Informasi mengenai Pesut Mahakam yang jarang didapatkan ternyata menarik minat para peserta. Mereka melontarkan beberapa pertanyaan terkait pesut. “Apakah ada predator alami juga yang mengancam populasi Pesut Mahakam?” tanya Rayan, Mahasiswa Universitas Brawijaya, Malang. “Di Sungai Mahakam terdapat buaya. Namun sepanjang penelitian kami sejak 2009, belum pernah ditemukan pesut yang mati oleh buaya. Mungkin karena wajahnya yang imut sehingga buaya enggan untuk memburunya,” canda Jimmy diikuti tawa para peserta DisKo.
Saat ini, WWF-Indonesia bersama berbagai komunitas berupaya untuk mendorong penetapan habitat pesut sebagai kawasan lindung oleh pemerintah setempat. Upaya lain dengan cara meningkatkan kesadaran dan kepedulian masyarakat sekitar Sungai Mahakam untuk bersama-sama melindungi Pesut Mahakam dari ancaman kepunahan, dengan menerapkan alat budidaya ikan yang ramah lingkungan karena banyak ditemukan pesut yang tersangkut jaring. Selain itu, publik juga diajak untuk tidak membuang sampah ke sungai. Sampah disinyalir menjadi salah satu ancaman lumba-lumba air tawar ini.
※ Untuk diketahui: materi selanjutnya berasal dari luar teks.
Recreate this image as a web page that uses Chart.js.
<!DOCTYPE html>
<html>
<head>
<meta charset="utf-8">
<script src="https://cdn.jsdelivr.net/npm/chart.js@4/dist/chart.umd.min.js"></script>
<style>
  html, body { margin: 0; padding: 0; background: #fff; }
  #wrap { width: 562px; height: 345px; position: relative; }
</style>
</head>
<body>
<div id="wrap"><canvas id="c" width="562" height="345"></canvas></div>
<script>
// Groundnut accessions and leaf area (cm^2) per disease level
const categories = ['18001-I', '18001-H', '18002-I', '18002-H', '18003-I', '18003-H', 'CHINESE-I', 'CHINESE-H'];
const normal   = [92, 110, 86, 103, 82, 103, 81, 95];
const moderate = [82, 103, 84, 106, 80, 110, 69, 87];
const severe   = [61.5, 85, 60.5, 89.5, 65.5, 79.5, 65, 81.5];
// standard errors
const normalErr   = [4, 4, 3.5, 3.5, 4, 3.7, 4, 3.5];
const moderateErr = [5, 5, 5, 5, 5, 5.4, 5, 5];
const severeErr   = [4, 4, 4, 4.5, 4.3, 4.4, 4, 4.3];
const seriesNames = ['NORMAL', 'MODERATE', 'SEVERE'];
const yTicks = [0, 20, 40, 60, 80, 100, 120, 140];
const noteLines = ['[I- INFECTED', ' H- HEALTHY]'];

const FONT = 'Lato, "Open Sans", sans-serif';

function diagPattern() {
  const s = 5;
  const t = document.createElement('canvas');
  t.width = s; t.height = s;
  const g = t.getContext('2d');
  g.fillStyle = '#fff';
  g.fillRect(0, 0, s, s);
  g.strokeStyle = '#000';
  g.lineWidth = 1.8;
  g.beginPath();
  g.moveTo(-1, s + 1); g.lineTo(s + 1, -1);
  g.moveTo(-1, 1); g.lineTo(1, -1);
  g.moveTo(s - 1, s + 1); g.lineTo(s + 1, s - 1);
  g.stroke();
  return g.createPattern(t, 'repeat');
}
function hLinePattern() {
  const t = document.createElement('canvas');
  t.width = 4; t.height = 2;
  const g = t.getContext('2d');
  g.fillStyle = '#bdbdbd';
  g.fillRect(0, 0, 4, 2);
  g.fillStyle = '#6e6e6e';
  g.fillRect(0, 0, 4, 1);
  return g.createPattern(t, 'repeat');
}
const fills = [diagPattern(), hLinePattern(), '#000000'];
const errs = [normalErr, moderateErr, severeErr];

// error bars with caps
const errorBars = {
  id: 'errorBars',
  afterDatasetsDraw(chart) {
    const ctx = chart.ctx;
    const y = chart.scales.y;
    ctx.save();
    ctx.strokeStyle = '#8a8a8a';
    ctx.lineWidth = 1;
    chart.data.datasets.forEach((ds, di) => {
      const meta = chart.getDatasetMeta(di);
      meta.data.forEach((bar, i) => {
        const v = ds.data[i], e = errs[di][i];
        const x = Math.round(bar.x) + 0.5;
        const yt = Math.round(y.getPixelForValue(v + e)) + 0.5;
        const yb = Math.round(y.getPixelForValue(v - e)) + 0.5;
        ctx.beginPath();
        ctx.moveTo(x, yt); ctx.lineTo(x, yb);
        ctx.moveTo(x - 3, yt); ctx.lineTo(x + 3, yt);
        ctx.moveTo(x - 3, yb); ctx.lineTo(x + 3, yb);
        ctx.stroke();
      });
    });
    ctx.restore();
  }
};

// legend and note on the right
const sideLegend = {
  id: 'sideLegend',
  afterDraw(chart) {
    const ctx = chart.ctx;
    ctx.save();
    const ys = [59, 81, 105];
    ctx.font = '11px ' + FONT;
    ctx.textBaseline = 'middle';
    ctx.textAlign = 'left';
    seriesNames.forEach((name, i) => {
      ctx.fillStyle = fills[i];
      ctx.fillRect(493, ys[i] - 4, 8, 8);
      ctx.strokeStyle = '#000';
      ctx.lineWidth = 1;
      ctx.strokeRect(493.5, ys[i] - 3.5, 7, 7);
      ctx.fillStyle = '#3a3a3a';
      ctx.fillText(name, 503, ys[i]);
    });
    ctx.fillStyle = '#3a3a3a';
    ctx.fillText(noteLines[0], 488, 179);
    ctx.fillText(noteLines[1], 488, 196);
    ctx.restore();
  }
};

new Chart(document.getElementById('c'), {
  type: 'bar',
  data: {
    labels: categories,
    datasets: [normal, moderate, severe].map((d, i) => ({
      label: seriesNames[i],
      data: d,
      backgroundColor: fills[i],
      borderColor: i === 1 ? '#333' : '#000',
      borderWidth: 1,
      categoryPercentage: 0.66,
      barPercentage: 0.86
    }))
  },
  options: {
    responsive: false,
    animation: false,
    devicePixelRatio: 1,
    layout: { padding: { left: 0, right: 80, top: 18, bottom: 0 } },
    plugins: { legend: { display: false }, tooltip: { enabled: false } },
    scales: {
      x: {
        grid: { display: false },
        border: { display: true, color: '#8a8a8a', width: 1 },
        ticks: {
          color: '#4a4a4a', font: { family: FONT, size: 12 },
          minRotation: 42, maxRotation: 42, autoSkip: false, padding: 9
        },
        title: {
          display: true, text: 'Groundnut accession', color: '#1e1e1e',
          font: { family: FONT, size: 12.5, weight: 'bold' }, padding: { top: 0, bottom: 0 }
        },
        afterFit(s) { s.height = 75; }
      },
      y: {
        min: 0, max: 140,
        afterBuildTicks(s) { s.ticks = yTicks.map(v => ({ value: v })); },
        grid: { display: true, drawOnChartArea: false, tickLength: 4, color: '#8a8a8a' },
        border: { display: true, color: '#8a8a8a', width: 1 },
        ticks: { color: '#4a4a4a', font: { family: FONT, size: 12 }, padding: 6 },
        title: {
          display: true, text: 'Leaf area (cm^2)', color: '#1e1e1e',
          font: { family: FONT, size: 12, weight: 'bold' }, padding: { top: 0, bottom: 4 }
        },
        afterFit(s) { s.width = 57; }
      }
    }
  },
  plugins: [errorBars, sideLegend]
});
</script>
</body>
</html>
“Diskusi yang sangat edukatif dan informatif. Bagi saya yang sebelumnya tidak tahu (tentang Pesut Mahakam) menjadi tahu dan lebih aware. Semoga WWF-Indonesia lebih sering mengadakan DisKo dan NgoPi seperti ini dengan tema lainnya,” ujar Rani, salah satu Suporter WWF-Indonesia.